--- Goal ---
Begin with the first line of the listing and quote every line through the one containing "W, H = 4070, 1713"; give only those lines.

--- Collected data ---
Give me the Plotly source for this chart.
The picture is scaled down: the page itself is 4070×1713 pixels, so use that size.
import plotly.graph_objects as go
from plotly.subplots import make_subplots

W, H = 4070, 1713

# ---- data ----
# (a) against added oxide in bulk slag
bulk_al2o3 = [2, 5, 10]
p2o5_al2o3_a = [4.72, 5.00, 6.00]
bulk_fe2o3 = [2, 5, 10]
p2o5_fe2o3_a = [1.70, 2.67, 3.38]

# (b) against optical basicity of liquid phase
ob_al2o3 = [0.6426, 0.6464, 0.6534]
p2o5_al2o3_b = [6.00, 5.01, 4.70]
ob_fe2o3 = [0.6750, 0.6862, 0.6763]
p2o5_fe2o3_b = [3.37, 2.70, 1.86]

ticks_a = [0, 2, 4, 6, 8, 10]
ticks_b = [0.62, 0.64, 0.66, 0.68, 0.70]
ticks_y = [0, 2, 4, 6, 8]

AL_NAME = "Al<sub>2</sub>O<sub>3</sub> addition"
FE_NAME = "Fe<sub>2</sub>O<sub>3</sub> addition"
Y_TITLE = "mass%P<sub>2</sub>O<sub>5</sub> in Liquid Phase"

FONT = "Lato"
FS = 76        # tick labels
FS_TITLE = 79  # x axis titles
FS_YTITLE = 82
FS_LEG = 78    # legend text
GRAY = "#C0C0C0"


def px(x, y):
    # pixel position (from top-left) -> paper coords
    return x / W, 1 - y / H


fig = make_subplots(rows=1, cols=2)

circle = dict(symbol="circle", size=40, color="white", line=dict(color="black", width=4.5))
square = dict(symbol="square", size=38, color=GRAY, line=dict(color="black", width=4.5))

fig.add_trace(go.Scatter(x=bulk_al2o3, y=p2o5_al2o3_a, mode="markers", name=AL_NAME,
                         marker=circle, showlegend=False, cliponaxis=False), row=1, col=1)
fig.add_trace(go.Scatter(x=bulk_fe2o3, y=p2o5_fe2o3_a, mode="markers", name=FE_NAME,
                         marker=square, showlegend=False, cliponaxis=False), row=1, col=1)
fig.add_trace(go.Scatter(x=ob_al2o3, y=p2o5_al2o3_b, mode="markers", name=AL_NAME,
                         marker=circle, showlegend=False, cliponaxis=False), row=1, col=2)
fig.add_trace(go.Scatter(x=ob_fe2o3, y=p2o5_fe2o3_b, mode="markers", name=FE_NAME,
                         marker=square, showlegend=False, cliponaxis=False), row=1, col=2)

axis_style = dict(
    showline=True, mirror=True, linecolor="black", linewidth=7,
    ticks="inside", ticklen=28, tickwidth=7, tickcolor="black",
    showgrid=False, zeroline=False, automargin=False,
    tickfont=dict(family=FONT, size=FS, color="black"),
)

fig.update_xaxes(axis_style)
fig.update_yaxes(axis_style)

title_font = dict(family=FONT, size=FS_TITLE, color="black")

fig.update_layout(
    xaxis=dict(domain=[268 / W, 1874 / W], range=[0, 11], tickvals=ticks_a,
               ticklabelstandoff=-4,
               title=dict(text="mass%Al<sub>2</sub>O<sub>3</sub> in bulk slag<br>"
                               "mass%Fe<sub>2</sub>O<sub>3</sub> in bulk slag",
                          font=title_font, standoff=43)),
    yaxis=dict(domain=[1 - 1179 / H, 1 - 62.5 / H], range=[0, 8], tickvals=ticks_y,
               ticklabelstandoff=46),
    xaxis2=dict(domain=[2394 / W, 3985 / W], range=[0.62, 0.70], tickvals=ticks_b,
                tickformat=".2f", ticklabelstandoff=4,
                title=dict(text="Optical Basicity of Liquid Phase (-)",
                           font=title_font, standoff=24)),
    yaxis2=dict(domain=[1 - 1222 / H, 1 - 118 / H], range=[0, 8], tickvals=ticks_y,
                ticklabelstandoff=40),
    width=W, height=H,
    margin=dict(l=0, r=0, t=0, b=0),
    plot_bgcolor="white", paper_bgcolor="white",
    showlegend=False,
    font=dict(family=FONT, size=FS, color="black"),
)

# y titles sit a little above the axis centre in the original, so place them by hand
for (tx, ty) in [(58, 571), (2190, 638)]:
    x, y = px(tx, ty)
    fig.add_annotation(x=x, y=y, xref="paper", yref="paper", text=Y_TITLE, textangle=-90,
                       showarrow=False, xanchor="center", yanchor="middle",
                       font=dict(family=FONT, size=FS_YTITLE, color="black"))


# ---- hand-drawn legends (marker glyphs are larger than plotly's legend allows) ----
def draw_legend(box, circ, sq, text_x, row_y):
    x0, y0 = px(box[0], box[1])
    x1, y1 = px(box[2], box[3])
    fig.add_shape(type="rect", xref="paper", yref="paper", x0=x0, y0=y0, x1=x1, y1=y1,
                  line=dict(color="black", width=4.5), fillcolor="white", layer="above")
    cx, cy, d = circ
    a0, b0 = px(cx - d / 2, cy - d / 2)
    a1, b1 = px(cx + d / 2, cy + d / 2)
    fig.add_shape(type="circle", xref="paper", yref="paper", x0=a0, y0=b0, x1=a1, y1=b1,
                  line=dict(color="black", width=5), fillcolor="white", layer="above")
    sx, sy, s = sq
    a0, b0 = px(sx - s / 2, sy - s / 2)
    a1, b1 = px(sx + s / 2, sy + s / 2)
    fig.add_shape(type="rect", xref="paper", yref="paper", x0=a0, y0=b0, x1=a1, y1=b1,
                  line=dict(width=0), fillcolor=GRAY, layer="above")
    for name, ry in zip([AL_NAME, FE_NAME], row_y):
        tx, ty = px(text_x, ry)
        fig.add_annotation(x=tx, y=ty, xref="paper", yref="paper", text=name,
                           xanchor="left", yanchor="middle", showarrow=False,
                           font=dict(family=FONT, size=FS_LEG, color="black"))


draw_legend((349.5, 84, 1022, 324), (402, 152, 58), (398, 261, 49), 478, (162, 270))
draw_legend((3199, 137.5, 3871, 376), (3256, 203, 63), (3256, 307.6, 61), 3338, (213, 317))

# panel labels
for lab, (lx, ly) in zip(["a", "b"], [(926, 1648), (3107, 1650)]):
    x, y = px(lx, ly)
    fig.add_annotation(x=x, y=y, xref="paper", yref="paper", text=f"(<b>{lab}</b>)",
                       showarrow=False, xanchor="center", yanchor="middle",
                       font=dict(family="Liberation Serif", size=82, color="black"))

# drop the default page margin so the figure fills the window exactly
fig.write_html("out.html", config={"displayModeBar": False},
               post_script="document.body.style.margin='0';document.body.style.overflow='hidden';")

--- Exercise output ---
Give me the Plotly source for this chart.
The picture is scaled down: the page itself is 4070×1713 pixels, so use that size.
import plotly.graph_objects as go
from plotly.subplots import make_subplots

W, H = 4070, 1713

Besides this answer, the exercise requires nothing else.